In November, the Prime Minister went on television to announce the government is to launch a cash transfer scheme, rolling it out to 51 districts in 2013 by raising the price of kerosene and compensating people by cash paid into bank accounts. Not to be outdone, on December 15, Delhi’s Chief Minister launched an unconditional cash transfer scheme in her state for those omitted from the cap put on BPL card holders. A torrent of media comment has followed.
The Congress Party has been converted. Earlier this month, its leader Sonia Gandhi, the Prime Minister and several Cabinet colleagues descended by helicopter on a village and announced its cash transfer policy to a crowd of 30,000.
Indian social policy is at a crossroads. Opposing cash transfers, a group of diehard supporters of the PDS have been promoting a Right to Food bill that would universalise the PDS and subsidised food. They have also organised hostile protests. They claim cash benefits would lead to abandonment of public social services.
They are being Canutish. The PDS is literally rotten, as Delhi’s Chief Minister has admitted. Often grain comes in sacks that contain numerous small stones to make up the weight; often the grain and rice are stale; often villagers travel long distances only to find the rations are not there. All this is ignored. Let them be supplicants, say the paternalists in effect.
The risk now is that, in the rush to operationalize cash transfers across the country, design faults and excessive politicisation will put back the cause for years. Here we have a lesson for government. In the villages receiving the basic income, the payments have been an extra, not a substitute for something. We asked everybody to open a bank account within three months of receiving their first payment. There were predictable teething problems. But soon, everybody had accounts, with help from our colleagues. In that time, suspicions were allayed and support for cash transfers strengthened.
The government is doing it the wrong way. It is raising the price of a subsidised item, kerosene, telling people they will be compensated through a bank and by means of an identity card, the Aardaar. But, as the government’s pilot has shown, many will lose in the short-term since they do not have accounts and cannot obtain the cash. This risks a backlash.
The solution must be based on realising that while villagers are always on the edge financially a government can take a medium-term perspective. If they rolled out their scheme to those 51 districts by offering extra money in the first year while stating that everybody must open a bank account in that time, the fiscal cost will be small. In the second year, they could phase out selected subsidies, sharing the gains by disbursing a third of the subsidy in additional payments while saving the fiscal coffers the other two-thirds. Remember that most money spent on subsidies does not reach the intended beneficiaries.

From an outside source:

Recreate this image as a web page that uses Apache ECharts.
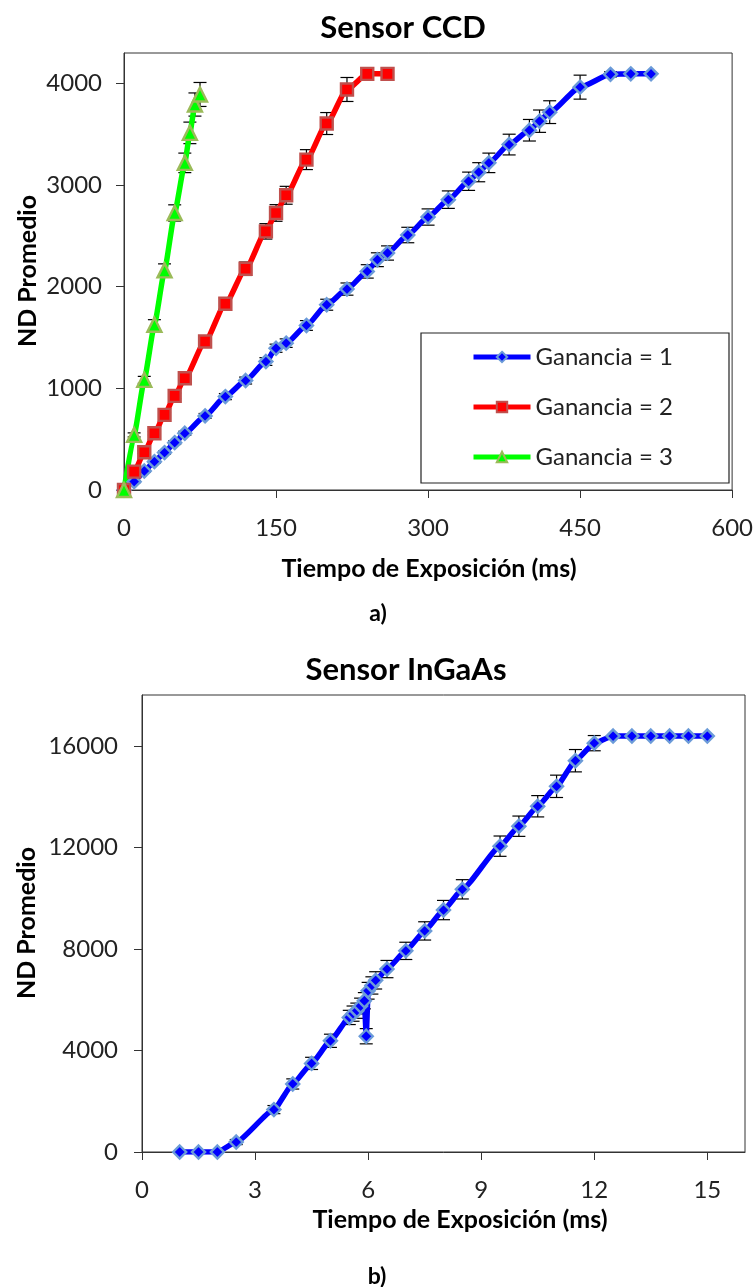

Will wisdom prevail? One cannot be optimistic. It is a pre-election year and Congress is set on making cash transfers what a leading politician has called “a game-changer”, an election-winning measure. This will galvanise opposition. Everybody would gain if only the politicians had the wisdom to de-politicise the reform. The Government should set up an independent Cash Transfers Commission to oversee the process and to ensure the level of benefits is set by economic criteria and not raised just before elections.
How much better it would be if unconditional, universal, individual cash benefits were rolled out slowly and quietly. We know they have made a great difference to the lives of those thousands of villagers in our pilots. We have heard their stories, seen their children and analysed the data gathered by our fieldworkers. There is a great chance of transforming Indian social policy. Let us hope the politicians take it.